Harvard Students Hold "Iran Freedom Concert" in Solidarity with Iranian Student Movement for Democracy and Civil Rights

Event to be broadcast into Iran via satellite TV

CAMBRIDGE – On Saturday (March 18) Harvard University will host the Iran Freedom Concert, a rally organized by Harvard students to support their counterparts in Iran.

Prominent Iranian student leader Akbar Atri and Harvard's student body president John Haddock will address the crowd. Azar Nafisi, author of Reading Lolita in Tehran, will be sending a statement of support.

"As tensions rise over nuclear issues, our diverse student coalition wants to spotlight the human side of the Iran crisis," said co-organizer Adam Scheuer, a senior and editor at the Harvard Middle East Review.

"Iranian students are denied basic rights Americans take advantage of every day. But there is a brave student movement in Iran working for change, and we need to support them." Widespread student protests in Iran have broken out in recent years, despite a brutal crackdown by the regime's security forces.
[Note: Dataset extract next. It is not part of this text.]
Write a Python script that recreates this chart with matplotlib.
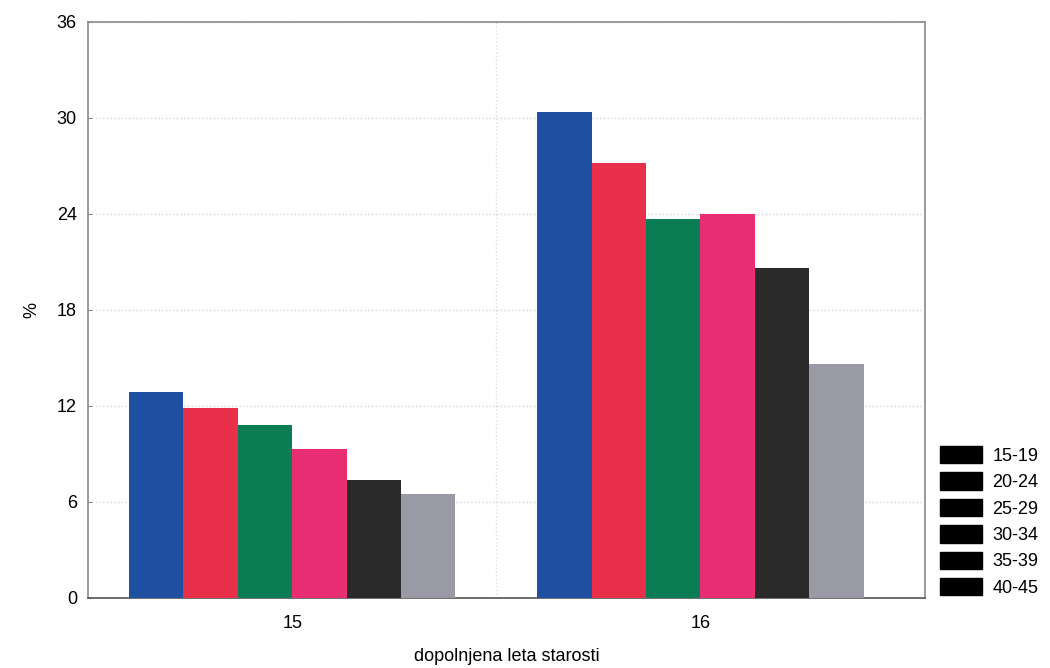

The concert, which begins at 9 p.m. at Leverett House, features leading campus musicians and speakers from campus groups exposing repression in Iran. Nine organizations are co-sponsoring, including an unusual alliance of campus Democrats and Republicans.

"The coalition doesn't take a stand on policy debates like foreign intervention," explained freshman co-organizer Alex McLeese. "But we agree that the fundamental rights of Iranians cannot be held hostage to diplomatic maneuverings over Iran's nuclear program."

The Iran Freedom Concert takes place just before the traditional Persian new year of Norouz – reflecting the students' hope for a new day for freedom in Iran.

"Iranian students are arrested for what they write on their blogs and have to take their exams in handcuffs," noted freshman co-organizer Nick Manske. "In fact, the essential elements of this concert are illegal in Iran: live singing, mixed dancing, and discussing social messages. Not to mention the restrictions on women, minorities, and journalists."

That message is being echoed on campuses across the country, with simultaneous rallies planned at Georgetown, UPenn, Duke, and other schools. Prominent Iranian dissidents, as well as the American Islamic Congress, are sending statements of support. The event will be broadcast into Iran via satellite TV.

"If there is no international pressure, there will be more crackdowns, arrests, and imprisonments," said Fatameh Haghighatjoo, the youngest female ever elected to the Iranian parliament. "But if there is international concern, these will be reduced."

"This is a critical moment for Iran," Scheuer said. "Iranian activists need to know that American students are ready to help them hold the Iranian regime accountable. We want to help our counterparts in Iran seize the moment and advance their civil rights movement."